Axel seketika tampak agak panik.

"Bicara apa kamu? Dia adalah putri kita, bagaimana bisa aku sekejam itu."

"Hanya saja, sekarang putri kita sudah mati otak, tanpa adanya kesempatan untuk bangun lagi. Sekarang dia hanya bagaikan cangkang tanpa isi!"

"Selain itu, mendonorkan organnya adalah tindakan yang sangat bermakna. Saat menonton TV waktu itu, dia pernah bilang bahwa dia ingin hidupnya memiliki lebih banyak makna. Bukankah hal ini akan memenuhi keinginannya?"

Mendengar omongannya, aku pun dipenuhi dengan amarah.

Beberapa bulan yang lalu, Axel tiba-tiba membuat kami menonton beberapa dokumenter layanan publik mengenai donor organ.

Saat itu, putriku menangis sedih.
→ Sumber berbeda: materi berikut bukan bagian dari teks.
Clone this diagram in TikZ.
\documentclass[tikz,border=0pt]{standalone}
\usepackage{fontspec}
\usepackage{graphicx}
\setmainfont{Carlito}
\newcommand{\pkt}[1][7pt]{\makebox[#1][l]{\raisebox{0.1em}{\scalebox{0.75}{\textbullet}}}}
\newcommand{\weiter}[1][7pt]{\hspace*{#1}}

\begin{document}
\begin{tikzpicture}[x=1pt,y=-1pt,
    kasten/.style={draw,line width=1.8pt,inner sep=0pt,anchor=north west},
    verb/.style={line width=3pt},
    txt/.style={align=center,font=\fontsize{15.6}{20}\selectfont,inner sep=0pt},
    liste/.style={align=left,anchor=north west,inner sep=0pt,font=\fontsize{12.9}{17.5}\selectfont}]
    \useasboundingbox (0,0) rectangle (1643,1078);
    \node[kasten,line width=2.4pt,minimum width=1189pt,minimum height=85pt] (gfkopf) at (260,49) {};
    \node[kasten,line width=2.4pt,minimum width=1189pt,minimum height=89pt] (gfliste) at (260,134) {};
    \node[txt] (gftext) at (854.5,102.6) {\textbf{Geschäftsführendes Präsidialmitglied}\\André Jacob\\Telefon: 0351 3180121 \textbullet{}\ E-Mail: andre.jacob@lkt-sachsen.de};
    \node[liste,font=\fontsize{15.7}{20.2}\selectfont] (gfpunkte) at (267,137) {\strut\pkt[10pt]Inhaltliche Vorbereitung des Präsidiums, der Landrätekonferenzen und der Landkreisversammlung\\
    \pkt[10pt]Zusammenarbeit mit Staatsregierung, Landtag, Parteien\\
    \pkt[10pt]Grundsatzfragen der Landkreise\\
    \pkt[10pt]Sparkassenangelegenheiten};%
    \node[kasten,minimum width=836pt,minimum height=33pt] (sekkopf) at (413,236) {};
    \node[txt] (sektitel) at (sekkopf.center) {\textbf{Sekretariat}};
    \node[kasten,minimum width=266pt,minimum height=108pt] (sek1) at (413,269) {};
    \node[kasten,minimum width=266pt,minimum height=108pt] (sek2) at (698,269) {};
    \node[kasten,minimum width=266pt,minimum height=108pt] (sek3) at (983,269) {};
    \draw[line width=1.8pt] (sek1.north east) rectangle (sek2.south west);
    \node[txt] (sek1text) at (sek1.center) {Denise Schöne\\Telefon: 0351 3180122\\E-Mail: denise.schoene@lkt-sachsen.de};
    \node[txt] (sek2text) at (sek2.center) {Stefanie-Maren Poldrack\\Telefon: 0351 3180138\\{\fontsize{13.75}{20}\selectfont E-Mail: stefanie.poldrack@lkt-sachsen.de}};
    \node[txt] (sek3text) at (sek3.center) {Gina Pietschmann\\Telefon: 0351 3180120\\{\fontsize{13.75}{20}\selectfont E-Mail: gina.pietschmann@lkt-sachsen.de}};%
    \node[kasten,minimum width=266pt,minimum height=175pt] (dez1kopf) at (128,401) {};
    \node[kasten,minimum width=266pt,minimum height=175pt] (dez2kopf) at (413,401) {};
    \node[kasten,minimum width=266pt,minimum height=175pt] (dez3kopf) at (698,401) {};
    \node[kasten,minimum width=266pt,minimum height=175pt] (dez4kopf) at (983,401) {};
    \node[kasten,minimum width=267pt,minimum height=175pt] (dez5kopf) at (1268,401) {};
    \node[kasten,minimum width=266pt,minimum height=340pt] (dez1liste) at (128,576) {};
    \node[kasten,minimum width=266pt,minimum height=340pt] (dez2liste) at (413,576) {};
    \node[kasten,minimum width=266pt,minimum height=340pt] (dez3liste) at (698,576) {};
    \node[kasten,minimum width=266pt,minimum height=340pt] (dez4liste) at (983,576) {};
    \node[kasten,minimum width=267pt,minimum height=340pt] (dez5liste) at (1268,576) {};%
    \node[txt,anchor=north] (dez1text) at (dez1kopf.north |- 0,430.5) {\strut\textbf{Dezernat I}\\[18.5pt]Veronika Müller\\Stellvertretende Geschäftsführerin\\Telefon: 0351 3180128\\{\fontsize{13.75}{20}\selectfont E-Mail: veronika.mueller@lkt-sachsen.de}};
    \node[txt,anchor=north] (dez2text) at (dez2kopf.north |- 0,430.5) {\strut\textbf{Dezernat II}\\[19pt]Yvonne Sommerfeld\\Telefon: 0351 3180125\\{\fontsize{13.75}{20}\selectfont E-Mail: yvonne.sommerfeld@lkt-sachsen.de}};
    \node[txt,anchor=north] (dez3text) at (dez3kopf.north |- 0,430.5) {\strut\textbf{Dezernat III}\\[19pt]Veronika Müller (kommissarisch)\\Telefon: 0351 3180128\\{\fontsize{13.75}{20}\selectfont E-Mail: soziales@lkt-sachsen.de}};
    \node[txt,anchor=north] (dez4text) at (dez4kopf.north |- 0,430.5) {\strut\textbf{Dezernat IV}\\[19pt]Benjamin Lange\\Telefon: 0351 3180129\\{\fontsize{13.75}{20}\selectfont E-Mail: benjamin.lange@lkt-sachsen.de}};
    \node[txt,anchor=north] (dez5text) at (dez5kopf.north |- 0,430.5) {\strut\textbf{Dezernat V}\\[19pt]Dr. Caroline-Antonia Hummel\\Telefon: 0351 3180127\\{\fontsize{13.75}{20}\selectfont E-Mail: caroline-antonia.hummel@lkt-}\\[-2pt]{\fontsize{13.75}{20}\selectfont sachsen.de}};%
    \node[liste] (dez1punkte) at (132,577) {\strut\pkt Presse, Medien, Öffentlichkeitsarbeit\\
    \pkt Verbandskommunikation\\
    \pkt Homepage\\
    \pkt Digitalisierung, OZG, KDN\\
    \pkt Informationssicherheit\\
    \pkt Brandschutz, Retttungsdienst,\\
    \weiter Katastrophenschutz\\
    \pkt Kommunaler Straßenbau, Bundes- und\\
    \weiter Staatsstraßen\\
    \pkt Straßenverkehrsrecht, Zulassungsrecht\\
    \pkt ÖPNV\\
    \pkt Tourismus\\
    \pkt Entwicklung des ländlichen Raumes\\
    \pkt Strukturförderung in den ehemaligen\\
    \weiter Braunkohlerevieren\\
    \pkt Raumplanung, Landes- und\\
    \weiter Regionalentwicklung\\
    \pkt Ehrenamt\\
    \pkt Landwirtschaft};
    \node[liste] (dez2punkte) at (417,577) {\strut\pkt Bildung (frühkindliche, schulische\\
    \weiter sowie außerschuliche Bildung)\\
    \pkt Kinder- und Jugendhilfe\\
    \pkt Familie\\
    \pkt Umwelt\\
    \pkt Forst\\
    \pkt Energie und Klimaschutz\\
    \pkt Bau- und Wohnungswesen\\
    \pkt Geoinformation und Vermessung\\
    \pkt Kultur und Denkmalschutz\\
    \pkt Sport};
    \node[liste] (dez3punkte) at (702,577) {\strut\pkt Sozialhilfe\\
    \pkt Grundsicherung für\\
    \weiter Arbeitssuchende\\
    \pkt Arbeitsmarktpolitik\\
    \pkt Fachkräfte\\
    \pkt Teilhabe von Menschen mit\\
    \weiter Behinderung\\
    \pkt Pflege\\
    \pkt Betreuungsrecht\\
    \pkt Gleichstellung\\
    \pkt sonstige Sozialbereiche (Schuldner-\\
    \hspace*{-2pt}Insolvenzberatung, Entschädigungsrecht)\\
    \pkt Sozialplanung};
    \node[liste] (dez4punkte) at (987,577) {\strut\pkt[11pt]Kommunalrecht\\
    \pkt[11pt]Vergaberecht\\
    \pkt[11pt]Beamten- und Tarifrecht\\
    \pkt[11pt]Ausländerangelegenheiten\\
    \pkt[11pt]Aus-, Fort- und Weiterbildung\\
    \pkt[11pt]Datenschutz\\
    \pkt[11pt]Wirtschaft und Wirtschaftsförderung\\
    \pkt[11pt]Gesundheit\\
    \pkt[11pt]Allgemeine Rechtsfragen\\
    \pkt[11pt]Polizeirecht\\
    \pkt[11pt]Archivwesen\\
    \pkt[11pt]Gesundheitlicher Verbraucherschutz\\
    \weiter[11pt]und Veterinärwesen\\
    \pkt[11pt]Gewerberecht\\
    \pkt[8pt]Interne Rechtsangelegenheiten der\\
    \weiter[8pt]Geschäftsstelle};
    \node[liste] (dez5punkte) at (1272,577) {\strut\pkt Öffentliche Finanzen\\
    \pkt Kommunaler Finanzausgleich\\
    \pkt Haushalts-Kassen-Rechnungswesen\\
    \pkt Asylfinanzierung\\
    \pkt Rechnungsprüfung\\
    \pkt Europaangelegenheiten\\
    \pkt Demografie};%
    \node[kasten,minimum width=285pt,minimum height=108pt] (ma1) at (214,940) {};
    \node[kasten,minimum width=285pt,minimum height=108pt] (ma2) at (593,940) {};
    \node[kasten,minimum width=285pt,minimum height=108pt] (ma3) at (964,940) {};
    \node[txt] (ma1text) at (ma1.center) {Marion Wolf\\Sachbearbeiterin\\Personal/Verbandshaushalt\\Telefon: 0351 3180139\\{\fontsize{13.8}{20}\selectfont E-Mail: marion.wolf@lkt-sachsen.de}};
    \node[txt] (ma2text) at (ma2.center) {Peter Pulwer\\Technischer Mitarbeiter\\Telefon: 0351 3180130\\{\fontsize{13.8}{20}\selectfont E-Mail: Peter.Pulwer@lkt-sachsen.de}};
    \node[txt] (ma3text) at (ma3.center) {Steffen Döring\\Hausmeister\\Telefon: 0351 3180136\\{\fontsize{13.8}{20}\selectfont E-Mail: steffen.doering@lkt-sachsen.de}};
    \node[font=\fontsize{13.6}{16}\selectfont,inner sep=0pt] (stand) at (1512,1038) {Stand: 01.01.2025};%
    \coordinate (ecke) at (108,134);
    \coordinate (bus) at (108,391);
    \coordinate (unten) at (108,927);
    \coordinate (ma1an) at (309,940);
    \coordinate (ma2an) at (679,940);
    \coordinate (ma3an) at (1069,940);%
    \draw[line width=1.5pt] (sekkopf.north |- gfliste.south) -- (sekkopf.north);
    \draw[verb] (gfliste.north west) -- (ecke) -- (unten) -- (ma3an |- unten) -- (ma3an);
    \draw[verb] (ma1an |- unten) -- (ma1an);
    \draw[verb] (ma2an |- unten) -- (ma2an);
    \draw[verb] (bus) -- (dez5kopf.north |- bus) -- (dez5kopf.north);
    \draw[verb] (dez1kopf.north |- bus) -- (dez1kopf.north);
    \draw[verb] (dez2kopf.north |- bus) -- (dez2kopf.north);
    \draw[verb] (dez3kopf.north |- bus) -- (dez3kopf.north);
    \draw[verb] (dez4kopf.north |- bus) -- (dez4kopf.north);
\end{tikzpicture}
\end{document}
Dia begitu kecil dan baik hati.

Hanya saja aku tidak menyangka, bahwa kebaikan putriku dan kepercayaanku akan menjadi dasar dari rencana Axel.

Aku mengerahkan seluruh tenagaku untuk menampar sisi kanan wajah pria itu.

"Pergi! Aku nggak akan ke mana-mana! Siapa pun nggak boleh menyentuh putriku, aku akan pindah rumah sakit!"

Axel terhuyung-huyung melangkah mundur sambil memegangi wajahnya, dia terlihat berantakan. Dia pun tidak bisa menahan diri dan berteriak, "Demi menuruti emosimu, kamu mau memaksa putri kita untuk tetap tinggal di sini, membiarkannya menjalani kehidupan yang lebih buruk daripada kematian. Apa gunanya itu?"

"Dia akan menderita karena atrofi otot, mengalami luka baring dan seluruh tubuhnya akan membusuk. Dia akan membusuk hidup-hidup! Kenapa nggak biarkan saja dia pergi dengan damai!"

Aku menatap pria asing di depanku ini, di balik bahasanya yang tinggi, terdapat kejahatan yang telah lama direncanakan.